-- Begin --
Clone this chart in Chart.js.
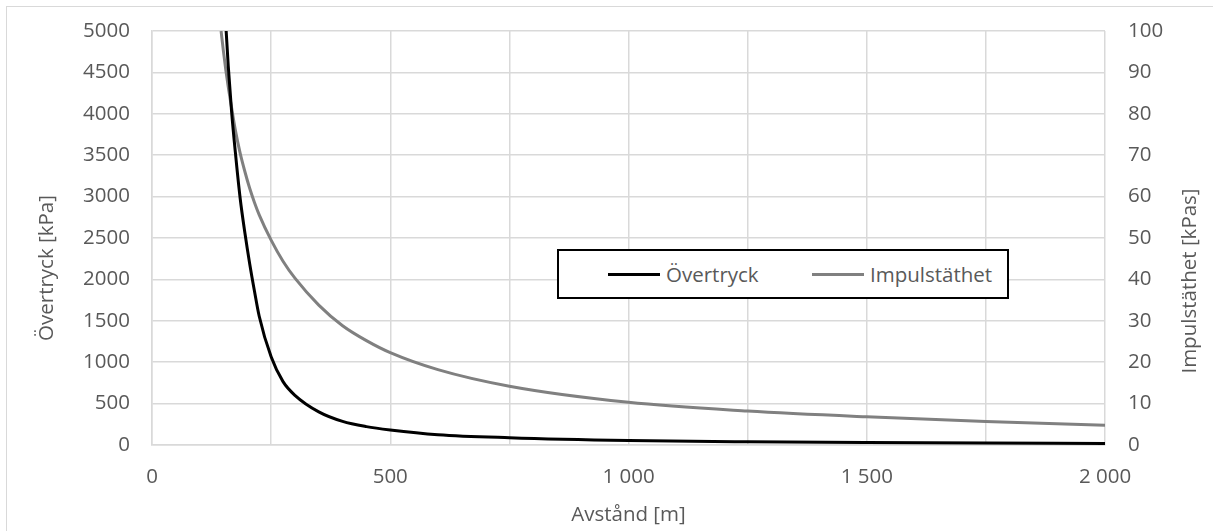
<!DOCTYPE html>
<html>
<head>
<meta charset="utf-8">
<script src="https://cdn.jsdelivr.net/npm/chart.js@4.4.1/dist/chart.umd.min.js"></script>
<style>
    html, body { margin: 0; padding: 0; background: #fff; overflow: hidden; }
    #wrap { position: relative; width: 1213px; height: 531px; overflow: hidden; }
    #frame { position: absolute; left: 6px; top: 6px; width: 1230px; height: 540px; border: 1.5px solid #d9d9d9; box-sizing: border-box; pointer-events: none; }
    #legendBox { position: absolute; left: 557px; top: 249px; width: 452px; height: 50px; border: 2px solid #000; box-sizing: border-box; background: #fff; display: flex; align-items: center; padding-left: 49px; font-family: 'Open Sans', sans-serif; font-size: 20.5px; color: #595959; }
    .item { display: flex; align-items: center; }
    .item .swatch { width: 52px; height: 3px; margin-right: 6px; }
</style>
</head>
<body>
<div id="wrap">
    <canvas id="blastChart" width="1213" height="531"></canvas>
    <div id="frame"></div>
    <div id="legendBox"></div>
</div>
<script>
// avstånd [m]
const distances = [145, 150, 155, 160, 167, 175, 185, 195, 205, 215, 225, 250, 275, 300, 350, 400, 450, 500, 600, 750, 1000, 1250, 1500, 1750, 2000];
// övertryck [kPa]
const overtryck = [6300, 5650, 5060, 4580, 4030, 3530, 2980, 2560, 2190, 1860, 1555, 1065, 765, 600, 400, 285, 222, 182, 125, 88, 54, 38, 29, 23, 19];
// impulstäthet [kPas]
const impulstathet = [100, 95, 90.5, 86.5, 81.5, 76, 70.5, 66, 62, 58.6, 55.6, 49.5, 44.4, 40.3, 33.8, 28.8, 25.2, 22.3, 18.2, 14.2, 10.3, 8.2, 6.8, 5.7, 4.8];

const seriesNames = ['Övertryck', 'Impulstäthet'];
const leftTitle = 'Övertryck [kPa]';
const rightTitle = 'Impulstäthet [kPas]';
const xTitle = 'Avstånd [m]';

const textColor = '#595959';
const gridColor = '#d9d9d9';
const fontFamily = "'Open Sans', sans-serif";
const fontSize = 20.5;

function toPoints(xs, ys) {
    return xs.map(function (x, i) { return { x: x, y: ys[i] }; });
}

function spaced(v) {
    return String(v).replace(/\B(?=(\d{3})+(?!\d))/g, ' ');
}

// fixed axis box sizes, and no extra label overflow padding
function fixWidth(w) {
    return function (scale) {
        scale.width = w;
        scale.paddingTop = 0;
        scale.paddingBottom = 0;
    };
}

// y-axis titles sit a bit below the plot centre in the original
const sideTitles = {
    id: 'sideTitles',
    afterDraw: function (chart) {
        const ctx = chart.ctx;
        const area = chart.chartArea;
        const mid = (area.top + area.bottom) / 2;
        ctx.save();
        ctx.fillStyle = textColor;
        ctx.font = fontSize + 'px ' + fontFamily;
        ctx.textAlign = 'center';
        ctx.textBaseline = 'middle';

        ctx.save();
        ctx.translate(47, mid + 30);
        ctx.rotate(-Math.PI / 2);
        ctx.fillText(leftTitle, 0, 0);
        ctx.restore();

        ctx.save();
        ctx.translate(1190, mid + 43);
        ctx.rotate(-Math.PI / 2);
        ctx.fillText(rightTitle, 0, 0);
        ctx.restore();

        ctx.restore();
    }
};

const ctx = document.getElementById('blastChart').getContext('2d');

const data = {
    datasets: [{
        label: seriesNames[0],
        data: toPoints(distances, overtryck),
        borderColor: '#000000',
        backgroundColor: '#000000',
        borderWidth: 3,
        pointRadius: 0,
        cubicInterpolationMode: 'monotone',
        clip: 0,
        yAxisID: 'y'
    }, {
        label: seriesNames[1],
        data: toPoints(distances, impulstathet),
        borderColor: '#808080',
        backgroundColor: '#808080',
        borderWidth: 3,
        pointRadius: 0,
        cubicInterpolationMode: 'monotone',
        clip: 0,
        yAxisID: 'y1'
    }]
};

const config = {
    type: 'line',
    data: data,
    options: {
        responsive: false,
        animation: false,
        layout: {
            padding: { top: 31, left: 0, right: 0, bottom: 0 }
        },
        plugins: {
            legend: { display: false },
            tooltip: { enabled: false }
        },
        scales: {
            x: {
                type: 'linear',
                min: 0,
                max: 2000,
                afterFit: function (scale) {
                    scale.height = 86;
                    scale.paddingLeft = 0;
                    scale.paddingRight = 0;
                },
                grid: { color: gridColor, lineWidth: 1.5, drawTicks: false },
                border: { color: gridColor, width: 1.5 },
                ticks: {
                    stepSize: 250,
                    autoSkip: false,
                    maxRotation: 0,
                    padding: 20,
                    color: textColor,
                    font: { family: fontFamily, size: fontSize },
                    callback: function (value) {
                        return value % 500 === 0 ? spaced(value) : '';
                    }
                },
                title: {
                    display: true,
                    text: xTitle,
                    color: textColor,
                    font: { family: fontFamily, size: fontSize },
                    padding: { top: 0, bottom: 4 }
                }
            },
            y: {
                position: 'left',
                min: 0,
                max: 5000,
                afterFit: fixWidth(152),
                grid: { color: gridColor, lineWidth: 1.5, drawTicks: false },
                border: { color: gridColor, width: 1.5 },
                ticks: {
                    stepSize: 500,
                    padding: 22,
                    color: textColor,
                    font: { family: fontFamily, size: fontSize },
                    callback: function (value) { return String(value); }
                }
            },
            y1: {
                position: 'right',
                min: 0,
                max: 100,
                afterFit: fixWidth(108),
                grid: { display: false, drawTicks: false },
                border: { display: false },
                ticks: {
                    stepSize: 10,
                    padding: 23,
                    color: textColor,
                    font: { family: fontFamily, size: fontSize },
                    callback: function (value) { return String(value); }
                }
            }
        }
    },
    plugins: [sideTitles]
};

const chart = new Chart(ctx, config);

// legend box inside the plot, built from the datasets
const legendBox = document.getElementById('legendBox');
chart.data.datasets.forEach(function (ds, i) {
    const item = document.createElement('div');
    item.className = 'item';
    if (i === 0) item.style.width = '204px';
    const sw = document.createElement('span');
    sw.className = 'swatch';
    sw.style.background = ds.borderColor;
    const label = document.createElement('span');
    label.textContent = ds.label;
    item.appendChild(sw);
    item.appendChild(label);
    legendBox.appendChild(item);
});
</script>
</body>
</html>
-- End --
* _Description of the task_
Leave out all pictures, then copy the remaining material exactly.

* _Output_
Clone this chart in Chart.js.
<!DOCTYPE html>
<html>
<head>
<meta charset="utf-8">
<script src="https://cdn.jsdelivr.net/npm/chart.js@4.4.1/dist/chart.umd.min.js"></script>
<style>
    html, body { margin: 0; padding: 0; background: #fff; overflow: hidden; }
    #wrap { position: relative; width: 1213px; height: 531px; overflow: hidden; }
    #frame { position: absolute; left: 6px; top: 6px; width: 1230px; height: 540px; border: 1.5px solid #d9d9d9; box-sizing: border-box; pointer-events: none; }
    #legendBox { position: absolute; left: 557px; top: 249px; width: 452px; height: 50px; border: 2px solid #000; box-sizing: border-box; background: #fff; display: flex; align-items: center; padding-left: 49px; font-family: 'Open Sans', sans-serif; font-size: 20.5px; color: #595959; }
    .item { display: flex; align-items: center; }
    .item .swatch { width: 52px; height: 3px; margin-right: 6px; }
</style>
</head>
<body>
<div id="wrap">
    <canvas id="blastChart" width="1213" height="531"></canvas>
    <div id="frame"></div>
    <div id="legendBox"></div>
</div>
<script>
// avstånd [m]
const distances = [145, 150, 155, 160, 167, 175, 185, 195, 205, 215, 225, 250, 275, 300, 350, 400, 450, 500, 600, 750, 1000, 1250, 1500, 1750, 2000];
// övertryck [kPa]
const overtryck = [6300, 5650, 5060, 4580, 4030, 3530, 2980, 2560, 2190, 1860, 1555, 1065, 765, 600, 400, 285, 222, 182, 125, 88, 54, 38, 29, 23, 19];
// impulstäthet [kPas]
const impulstathet = [100, 95, 90.5, 86.5, 81.5, 76, 70.5, 66, 62, 58.6, 55.6, 49.5, 44.4, 40.3, 33.8, 28.8, 25.2, 22.3, 18.2, 14.2, 10.3, 8.2, 6.8, 5.7, 4.8];

const seriesNames = ['Övertryck', 'Impulstäthet'];
const leftTitle = 'Övertryck [kPa]';
const rightTitle = 'Impulstäthet [kPas]';
const xTitle = 'Avstånd [m]';

const textColor = '#595959';
const gridColor = '#d9d9d9';
const fontFamily = "'Open Sans', sans-serif";
const fontSize = 20.5;

function toPoints(xs, ys) {
    return xs.map(function (x, i) { return { x: x, y: ys[i] }; });
}

function spaced(v) {
    return String(v).replace(/\B(?=(\d{3})+(?!\d))/g, ' ');
}

// fixed axis box sizes, and no extra label overflow padding
function fixWidth(w) {
    return function (scale) {
        scale.width = w;
        scale.paddingTop = 0;
        scale.paddingBottom = 0;
    };
}

// y-axis titles sit a bit below the plot centre in the original
const sideTitles = {
    id: 'sideTitles',
    afterDraw: function (chart) {
        const ctx = chart.ctx;
        const area = chart.chartArea;
        const mid = (area.top + area.bottom) / 2;
        ctx.save();
        ctx.fillStyle = textColor;
        ctx.font = fontSize + 'px ' + fontFamily;
        ctx.textAlign = 'center';
        ctx.textBaseline = 'middle';

        ctx.save();
        ctx.translate(47, mid + 30);
        ctx.rotate(-Math.PI / 2);
        ctx.fillText(leftTitle, 0, 0);
        ctx.restore();

        ctx.save();
        ctx.translate(1190, mid + 43);
        ctx.rotate(-Math.PI / 2);
        ctx.fillText(rightTitle, 0, 0);
        ctx.restore();

        ctx.restore();
    }
};

const ctx = document.getElementById('blastChart').getContext('2d');

const data = {
    datasets: [{
        label: seriesNames[0],
        data: toPoints(distances, overtryck),
        borderColor: '#000000',
        backgroundColor: '#000000',
        borderWidth: 3,
        pointRadius: 0,
        cubicInterpolationMode: 'monotone',
        clip: 0,
        yAxisID: 'y'
    }, {
        label: seriesNames[1],
        data: toPoints(distances, impulstathet),
        borderColor: '#808080',
        backgroundColor: '#808080',
        borderWidth: 3,
        pointRadius: 0,
        cubicInterpolationMode: 'monotone',
        clip: 0,
        yAxisID: 'y1'
    }]
};

const config = {
    type: 'line',
    data: data,
    options: {
        responsive: false,
        animation: false,
        layout: {
            padding: { top: 31, left: 0, right: 0, bottom: 0 }
        },
        plugins: {
            legend: { display: false },
            tooltip: { enabled: false }
        },
        scales: {
            x: {
                type: 'linear',
                min: 0,
                max: 2000,
                afterFit: function (scale) {
                    scale.height = 86;
                    scale.paddingLeft = 0;
                    scale.paddingRight = 0;
                },
                grid: { color: gridColor, lineWidth: 1.5, drawTicks: false },
                border: { color: gridColor, width: 1.5 },
                ticks: {
                    stepSize: 250,
                    autoSkip: false,
                    maxRotation: 0,
                    padding: 20,
                    color: textColor,
                    font: { family: fontFamily, size: fontSize },
                    callback: function (value) {
                        return value % 500 === 0 ? spaced(value) : '';
                    }
                },
                title: {
                    display: true,
                    text: xTitle,
                    color: textColor,
                    font: { family: fontFamily, size: fontSize },
                    padding: { top: 0, bottom: 4 }
                }
            },
            y: {
                position: 'left',
                min: 0,
                max: 5000,
                afterFit: fixWidth(152),
                grid: { color: gridColor, lineWidth: 1.5, drawTicks: false },
                border: { color: gridColor, width: 1.5 },
                ticks: {
                    stepSize: 500,
                    padding: 22,
                    color: textColor,
                    font: { family: fontFamily, size: fontSize },
                    callback: function (value) { return String(value); }
                }
            },
            y1: {
                position: 'right',
                min: 0,
                max: 100,
                afterFit: fixWidth(108),
                grid: { display: false, drawTicks: false },
                border: { display: false },
                ticks: {
                    stepSize: 10,
                    padding: 23,
                    color: textColor,
                    font: { family: fontFamily, size: fontSize },
                    callback: function (value) { return String(value); }
                }
            }
        }
    },
    plugins: [sideTitles]
};

const chart = new Chart(ctx, config);

// legend box inside the plot, built from the datasets
const legendBox = document.getElementById('legendBox');
chart.data.datasets.forEach(function (ds, i) {
    const item = document.createElement('div');
    item.className = 'item';
    if (i === 0) item.style.width = '204px';
    const sw = document.createElement('span');
    sw.className = 'swatch';
    sw.style.background = ds.borderColor;
    const label = document.createElement('span');
    label.textContent = ds.label;
    item.appendChild(sw);
    item.appendChild(label);
    legendBox.appendChild(item);
});
</script>
</body>
</html>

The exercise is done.